"If your loss is truly a loss, you had nothing to gain. If you gained something from what you lost, you had nothing to lose."
Have you ever lost anything of any real value to you? How about a loved one through the loss of a relationship or death? What do you remember about the experience? How do you remember that person? These are some loaded questions, especially for those who gained nothing from their loss. Over the last few years, I have been really close to some real tragedy: death, divorce, separation from family--cutting off and being cut off, mental illness, ALS, addiction and stupidity. [Okay, stupidity may not count to you, but I think it should be listed in the DSM (the encyclopedia of mental illness, disturbance and disorder that the psychiatric professionals use to diagnose patients), cuz it's a REAL issue for far too many folks. But that's another blog. We'll get to that one at a later date. I promise!] I have seen these diseases and situations build as well as tear down, and the difference between loss and gain is perspective. How do you see your situation? Do you allow it to tear you down or do you learn from it and become stronger? Let's look at loss and focus on gain for a change.
You can go through a loss and accept what you cannot change. If you do this, you will have gained from your loss because it will leave you mentally and emotionally stronger. The problem with loss is that most people don't understand the healthy process of grief. Years ago, Elizabeth Kubler-Ross, a legend in the study of near death experiences and bereavement, defined the five stages of grief (denial, anger, bargaining, depression, acceptance), and did a great job of it. Acceptance is the goal in any loss, and if you reach it, you will be able to move on with your life without the rest of it being molded around the loss. On the other hand, if you never accept the loss, you will grieve it for the rest of your life and everything you do will be stained by it. If everything is stained, you will never see any gain, and YOUR life will have truly ended with that loss. Sometimes the pain overshadows the gain.

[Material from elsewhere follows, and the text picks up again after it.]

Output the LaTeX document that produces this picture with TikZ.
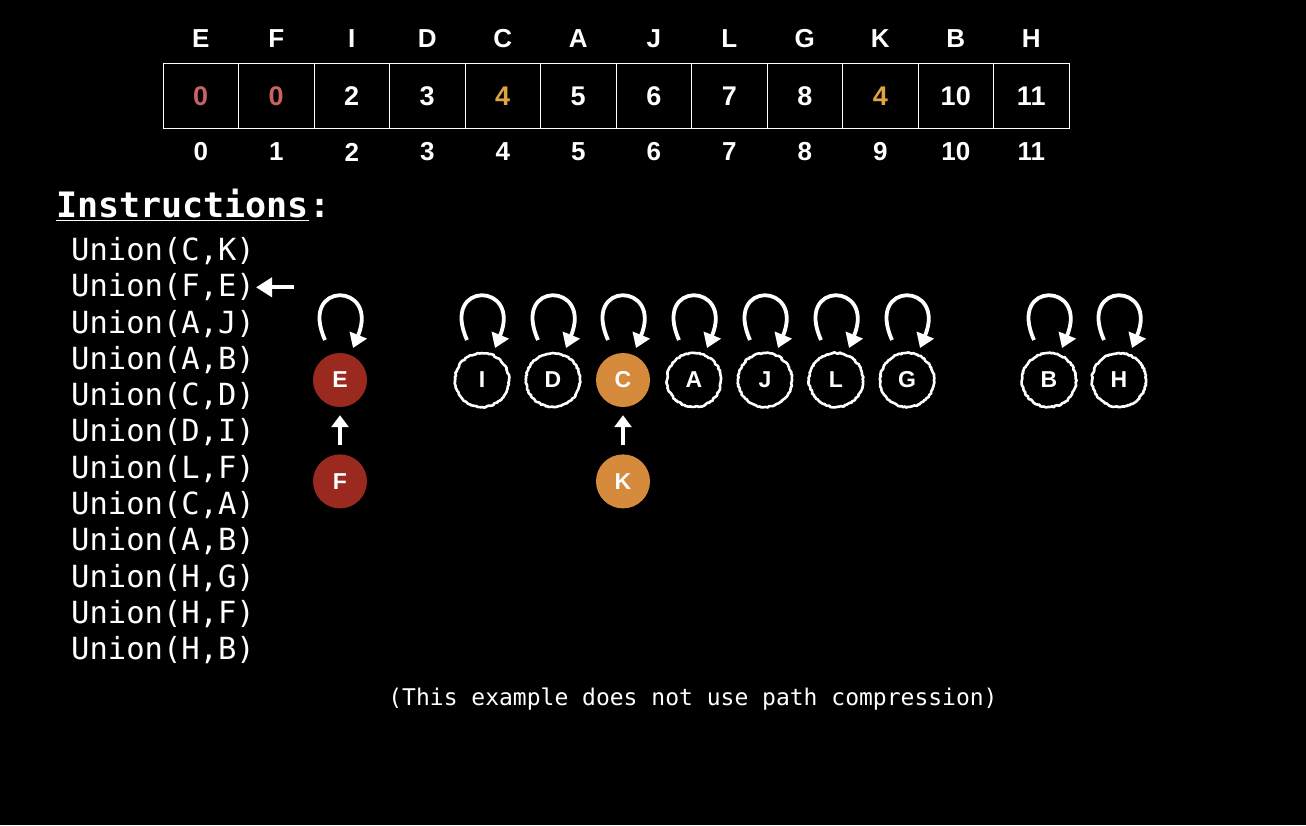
\documentclass[tikz,border=0pt]{standalone}
\usepackage{fontspec}
\setsansfont{Liberation Sans}
\setmonofont{DejaVu Sans Mono}
\usepackage{tikz}
\usetikzlibrary{positioning, arrows.meta, decorations.pathmorphing}

\definecolor{rootred}{HTML}{9A2A1F}
\definecolor{rootorange}{HTML}{D58A3C}
\definecolor{valred}{HTML}{C96262}
\definecolor{valorange}{HTML}{E0A444}

\tikzset{
  cell/.style={draw=white,line width=1pt,minimum height=65pt,minimum width=75.5pt,outer sep=0pt,
    font=\sffamily\bfseries\fontsize{27}{29}\selectfont},
  head/.style={text=white,font=\sffamily\bfseries\fontsize{26}{28}\selectfont},
  vertex/.style={circle,minimum size=54pt,inner sep=0pt,text=white,
    font=\sffamily\bfseries\fontsize{23}{25}\selectfont},
  rough/.style={vertex,draw=white,line width=2.6pt,line join=round,decorate,
    decoration={random steps,segment length=1.6pt,amplitude=0.7pt}},
  selfloop/.style={draw=white,line width=3.8pt,-{Triangle[width=18pt,length=14pt]}},
  uparrow/.style={draw=white,line width=4pt,-{Triangle[width=17pt,length=12pt]}},
  instr/.style={anchor=west,text=white,inner sep=0pt,font=\ttfamily\fontsize{30.5}{32}\selectfont}
}

\begin{document}
\begin{tikzpicture}[x=1pt,y=1pt]
\fill[black] (0,-825) rectangle (1306,0);
\useasboundingbox (0,-825) rectangle (1306,0);

% array of parents
\foreach \n/\v/\c[count=\i from 0] in {E/0/valred,F/0/valred,I/2/white,D/3/white,C/4/valorange,
    A/5/white,J/6/white,L/7/white,G/8/white,K/4/valorange,B/10/white,H/11/white}
{
  \node[cell,text=\c] (c\i) at (200.75+75.5*\i,-96) {\v};
  \node[head] (h\i) at (200.75+75.5*\i,-39) {\n};
  \node[head] (x\i) at (200.75+75.5*\i,-152) {\i};
}

% instructions
\node[anchor=west,text=white,inner sep=0pt,font=\ttfamily\bfseries\fontsize{35}{37}\selectfont]
  (title) at (56,-205) {\underline{Instructions}:};
\foreach \t[count=\i] in {{C,K},{F,E},{A,J},{A,B},{C,D},{D,I},{L,F},{C,A},{A,B},{H,G},{H,F},{H,B}}
  \node[instr] (u\i) at (71,-251-36.3*\i+36.3) {Union(\t)};
\coordinate (cur) at (294,-285);
\draw[draw=white,line width=4pt,-{Triangle[width=19pt,length=16pt]}] (cur |- u2.east) -- ([xshift=1pt]u2.east);

% forest
\node[vertex,fill=rootred] (E) at (340,-380) {E};
\node[vertex,fill=rootred,below=47pt of E] (F) {F};
\node[vertex,fill=rootorange] (C) at (623,-380) {C};
\node[vertex,fill=rootorange,below=47pt of C] (K) {K};
\foreach \n/\x in {I/482,D/553,A/694,J/765,L/836,G/907,B/1049,H/1119}
  \node[rough] (\n) at (\x,-380) {\n};

\foreach \n in {E,I,D,C,A,J,L,G,B,H}
  \draw[selfloop] ([shift={(-15,40)}]\n.center) .. controls +(-27,60) and +(27,66) .. ([shift={(13,32)}]\n.center);

\draw[uparrow,shorten <=9pt,shorten >=8pt] (F) -- (E);
\draw[uparrow,shorten <=9pt,shorten >=8pt] (K) -- (C);

\node[text=white,font=\ttfamily\fontsize{23}{25}\selectfont] (note) at (693,-699)
  {(This example does not use path compression)};
\end{tikzpicture}
\end{document}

Well, how could one possibly gain from a loss, you ask? In a death situation, think of how you benefitted from knowing that person. What was his or her legacy? What things leave you with a positive memory of him/her? Don't let him/her die in vain. If the person was a positive person, would he/she want you grieving for the rest of your life? If the person died of an illness, would he/she want you to remember the illness and suffering or him/her as a person? Was there a project or a cause that he/she believed in? Don't let the cause die with him/her. Take on the cause as a tribute--of course, only if you, too, believe in it. Carry on! If you do, that will be a gain. If the person was someone who made you and others laugh, continue to laugh; that's what he/she would want. How do you gain from that? Laughter is truly the best medicine in any situation. Gain the power of laughter. When someone else wants to wallow in the sorrow, bring up something the loved one liked or did that was funny. I guarantee you, someone is going to walk away from that remembering the positivity the loved one contributed to the lives of others--not as the shameful loss of a good person, but rather as a benefit of having known him/her.
In a divorce or break-up, take from the relationship that which made you stronger, happier, more positive, etc. Take from it that which made YOU a better person, and use that to shine in other situations. If there was nothing that made you better, learn that you need to stay away from relationships like that!! Take that which made you better, and LEAVE that which weakens you and makes you fiend for that particular relationship. Let the negative walk out with the mate. And, for God sakes, stop taking every break-up so damn personally! Yes, it hurts like hell at times, but that doesn't mean you could have (or even should have) done anything to prevent the break-up from happening. Sometimes people split up because they are just too different to stay together! Separation from another person doesn't mean you're all messed up. Maybe you needed to go. Maybe your now ex-partner needed something you didn't know he/she needed; it wasn't YOUR responsibility to give it to them (as you can tell, I'm real tired of hearing people blame themselves when someone else walks away; real tired. Stuff happens to all of us that we have no control of or responsibility for.) Maybe YOU couldn't grow with that person in your life, so GOD HIMSELF removed the obstacle out of your way because He knew YOU would have never done it on your own. Maybe HE wanted to see you live, but YOU kept giving up your life in a dead situation that would have ultimately annihilated you spiritually, mentally, emotionally and physically in the end. After grieving a break-up, if grief is necessary, take back your life and learn to live it again. Trust me, I've been through several, and I am truly a happy camper! Sometimes, too happy!! The first few break-ups helped me to understand that sometimes I choose the wrong people, and other times I'm wrong for those who choose me, but regardless of the situation, no break-up is designed to end my life.
PERSPECTIVE is what separates gain from loss, loss from gain. How do you choose to see the loss? But remember: perspective absolutely has to be founded on truth! You can't just believe what you want to believe, or tell yourself whatever you have to tell yourself to get through because that would be a lie. Truth is what sets you free from all things that get you tied up. You will NEVER gain from perspective built on a lie or glamorization, so keep it real. Don't let pain rob you of your gain. Take your gain and build life, love and legacy from it.